**Required work**
From the records below, extract only the lines running from the line with "Emit a Python" to the line with "import plotly.graph_objects as go", both lines included, reproducing them exactly.

**Provided information**
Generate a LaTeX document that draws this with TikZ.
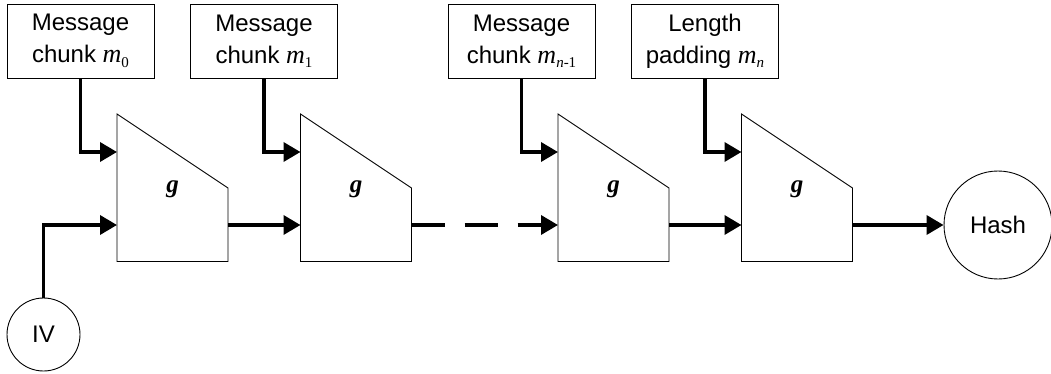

--

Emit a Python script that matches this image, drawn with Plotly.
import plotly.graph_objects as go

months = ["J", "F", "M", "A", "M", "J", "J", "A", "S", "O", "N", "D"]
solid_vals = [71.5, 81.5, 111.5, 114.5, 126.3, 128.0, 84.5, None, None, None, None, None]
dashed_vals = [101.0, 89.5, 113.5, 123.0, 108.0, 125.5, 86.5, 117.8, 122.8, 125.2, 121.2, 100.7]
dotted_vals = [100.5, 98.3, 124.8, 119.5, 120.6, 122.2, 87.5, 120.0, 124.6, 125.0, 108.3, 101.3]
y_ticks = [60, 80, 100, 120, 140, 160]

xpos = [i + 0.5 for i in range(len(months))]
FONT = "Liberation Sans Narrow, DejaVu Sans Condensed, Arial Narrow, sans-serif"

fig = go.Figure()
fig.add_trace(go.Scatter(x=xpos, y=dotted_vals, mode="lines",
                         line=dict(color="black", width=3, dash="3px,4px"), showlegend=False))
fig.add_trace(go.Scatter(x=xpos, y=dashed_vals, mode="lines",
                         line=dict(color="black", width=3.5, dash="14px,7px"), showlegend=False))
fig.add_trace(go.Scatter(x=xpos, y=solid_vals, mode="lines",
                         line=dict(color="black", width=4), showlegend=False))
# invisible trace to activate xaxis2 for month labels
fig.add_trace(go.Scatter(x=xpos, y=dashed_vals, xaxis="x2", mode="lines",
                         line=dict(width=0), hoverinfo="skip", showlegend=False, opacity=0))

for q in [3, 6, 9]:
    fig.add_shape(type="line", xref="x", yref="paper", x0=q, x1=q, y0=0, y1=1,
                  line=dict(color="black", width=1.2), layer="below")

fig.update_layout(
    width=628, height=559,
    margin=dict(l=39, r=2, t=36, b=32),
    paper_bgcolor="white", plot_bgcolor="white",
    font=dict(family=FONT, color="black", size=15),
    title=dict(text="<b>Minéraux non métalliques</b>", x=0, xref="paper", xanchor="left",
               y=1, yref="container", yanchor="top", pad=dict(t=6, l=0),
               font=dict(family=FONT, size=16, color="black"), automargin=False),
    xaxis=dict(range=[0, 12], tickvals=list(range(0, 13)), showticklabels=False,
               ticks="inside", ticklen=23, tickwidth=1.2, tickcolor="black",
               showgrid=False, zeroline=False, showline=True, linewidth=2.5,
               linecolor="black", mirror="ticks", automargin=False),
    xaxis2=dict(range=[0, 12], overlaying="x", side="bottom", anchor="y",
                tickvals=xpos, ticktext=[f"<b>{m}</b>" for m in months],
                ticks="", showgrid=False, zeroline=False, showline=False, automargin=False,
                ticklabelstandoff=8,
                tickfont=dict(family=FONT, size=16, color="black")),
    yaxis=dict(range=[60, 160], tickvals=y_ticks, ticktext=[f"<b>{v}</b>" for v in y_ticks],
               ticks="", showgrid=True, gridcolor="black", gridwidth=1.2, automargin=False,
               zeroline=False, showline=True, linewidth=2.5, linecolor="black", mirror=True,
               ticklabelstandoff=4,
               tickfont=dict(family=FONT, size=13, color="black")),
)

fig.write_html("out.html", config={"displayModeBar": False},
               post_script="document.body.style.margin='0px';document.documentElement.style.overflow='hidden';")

**Exercise response**
Emit a Python script that matches this image, drawn with Plotly.
import plotly.graph_objects as go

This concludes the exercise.